Pour l’instant, il manque un décret (qui doit préciser le nombre de jours dont pourra bénéficier le salarié pour regagner son poste après mise en demeure) pour que la loi s’applique, il ne tardera pas à être publié.
L’abandon de poste est donc vivement déconseillé.
5- La prise d’acte de la rupture du contrat de travail.
La prise d’acte de la rupture ou démission forcée est aujourd’hui peu utilisée par les salariés car elle présente beaucoup d’inconvénients surtout si le salarié n’a pas retrouvé de travail ailleurs et qu’il souhaite bénéficier du Pôle emploi en attendant de trouver un nouvel emploi.
Elle se formalise par l’envoi d’une lettre recommandée à l’employeur indiquant des griefs graves qui poussent le salarié à une prise d’acte de la rupture du contrat de travail, une sorte de démission forcée.
Cette lettre ne permettra pas au salarié d’obtenir ses allocations chômage. Il faudra qu’il saisisse le Conseil de Prud’hommes afin que ce dernier requalifie la prise d’acte en licenciement dépourvu de cause réelle et sérieuse. Le Conseil de prud’hommes pourra aussi considérer que les griefs ne sont pas suffisamment graves et considérer que la rupture doit être qualifiée de démission. Dans cette hypothèse le salarié aura tout perdu: il n’aura pas droit à son indemnité de licenciement, ni des dommages et intérêts pour licenciement dépourvu de cause réelle et sérieuse, ni non à des allocations Pôle emploi puisque la démission n’ouvre aucun droit au chômage (sauf cas spécifiques).
Cette prise d’acte est très dangereuse, elle est déconseillée. Mais peut-être qu’elle sera à nouveau au goût du jour lorsque la loi sur l’abandon de poste sera en vigueur.

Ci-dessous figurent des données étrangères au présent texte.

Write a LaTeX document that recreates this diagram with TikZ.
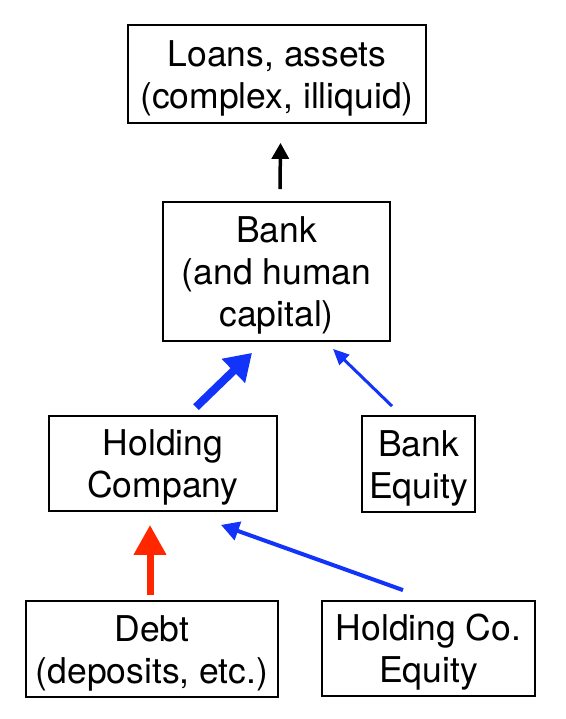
\documentclass[tikz,border=0pt]{standalone}
\usepackage{fontspec}
\setmainfont{TeX Gyre Heros}
\usetikzlibrary{arrows.meta}
\definecolor{ablue}{RGB}{18,52,250}
\definecolor{ared}{RGB}{255,38,0}
\newcommand\topstrut{\rule{0pt}{34pt}}
\tikzset{
  box/.style={draw=black, line width=1.8pt, inner sep=0pt, align=center,
    font=\fontsize{35.5}{42}\selectfont},
}
\begin{document}
\begin{tikzpicture}[x=1pt,y=-1pt]
\useasboundingbox (0,0) rectangle (565,719);
\node[box, minimum width=298pt, minimum height=98pt] (loans) at (277,74) {\topstrut Loans, assets\\(complex, illiquid)};
\node[box, minimum width=227pt, minimum height=139pt] (bank) at (276.5,271.5) {\topstrut Bank\\(and human\\capital)};
\node[box, minimum width=228pt, minimum height=95pt] (hc) at (163,463.5) {\topstrut Holding\\Company};
\node[box, minimum width=113pt, minimum height=96pt] (be) at (418.5,464) {\topstrut Bank\\Equity};
\node[box, minimum width=252pt, minimum height=96pt] (debt) at (152,649) {\topstrut Debt\\(deposits, etc.)};
\node[box, minimum width=213pt, minimum height=95pt] (hce) at (428.5,648.5) {\topstrut Holding Co.\\Equity};
% arrows
\draw[line width=3.5pt, -{Triangle[width=17pt,length=16pt]}] ([xshift=3.5pt,yshift=12pt]bank.north) -- ([xshift=3.5pt,yshift=-19pt]loans.south);
\draw[ablue, line width=8pt, -{Triangle[width=32pt,length=26pt]}] ([xshift=33pt,yshift=8pt]hc.north) -- ([xshift=-24.5pt,yshift=-11pt]bank.south);
\draw[ablue, line width=3pt, -{Triangle[width=14pt,length=16pt]}] ([xshift=-26.5pt,yshift=9pt]be.north) -- ([xshift=56.5pt,yshift=-7pt]bank.south);
\draw[ared, line width=7pt, -{Triangle[width=31pt,length=30pt]}] ([xshift=-2pt,yshift=5pt]debt.north) -- ([xshift=-13pt,yshift=-13pt]hc.south);
\draw[ablue, line width=4pt, -{Triangle[width=19pt,length=18pt]}] ([xshift=-25.5pt,yshift=10pt]hce.north) -- ([xshift=58pt,yshift=-13pt]hc.south);
\end{tikzpicture}
\end{document}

La juridiction doit statuer rapidement en matière de prise d’acte, l’article L1451-1 du code du travail dispose en effet: « Lorsque le conseil de prud’hommes est saisi d’une demande de qualification de la rupture du contrat de travail à l’initiative du salarié en raison de faits que celui-ci reproche à son employeur, l’affaire est directement portée devant le bureau de jugement, qui statue au fond dans un délai d’un mois suivant sa saisine. ». Dans les faits, l’affaire n’est jamais plaidée dans le mois suivant la saisine surtout devant les juridictions parisiennes. Toutefois, l’examen est un peu plus rapide car il n’y a pas d’audience devant le bureau de conciliation et d’orientation.
CONCLUSION.
Existe-t-il un moyen magique et miracle de quitter son poste sans démissionner et en ne perdant pas ses droits au chômage ?
La réponse vous l’aurez compris est non pas vraiment. A part la rupture conventionnelle quand votre employeur l’accepte, les possibilités de quitter son poste sans perdre ses droits sont peu nombreuses et toutes un peu risquées.
Si vous souhaitez quitter votre poste dans le cadre de la résiliation ou de la prise d’acte, il faudra réunir des preuves des griefs que vous reprochez à votre employeur car ce sera sur vous, salarié, que reposera la charge de la preuve des griefs. Si vous reprochez une rétrogradation ou une modification abusives de votre contrat, il faudra le démontrer à l’aide d’attestations, de mails qui démontrent le changement des tâches qui vous sont confiées. Si vous reprochez du harcèlement moral, il faudra démontrer non seulement la dégradation de votre santé mais surtout les agissements répétés que vous reprocher à votre employeur et cette preuve est souvent difficile à apporter. Le plus souvent, le salarié démontrera que ses conditions de travail l’ont rendu malade mais ne parviendra pas à démontrer les agissements répétés: ses collègues de travail toujours en poste ne voudront pas témoigner, le supérieur qui agira de manière répétés le fera sans témoins ou sans laisser de traces écrites hélas… Pensez à prévenir le CSE ,s’il y en a un, lorsque vous rencontrez des difficultés dans le cadre de l’exercice de votre emploi et l’inspection du travail.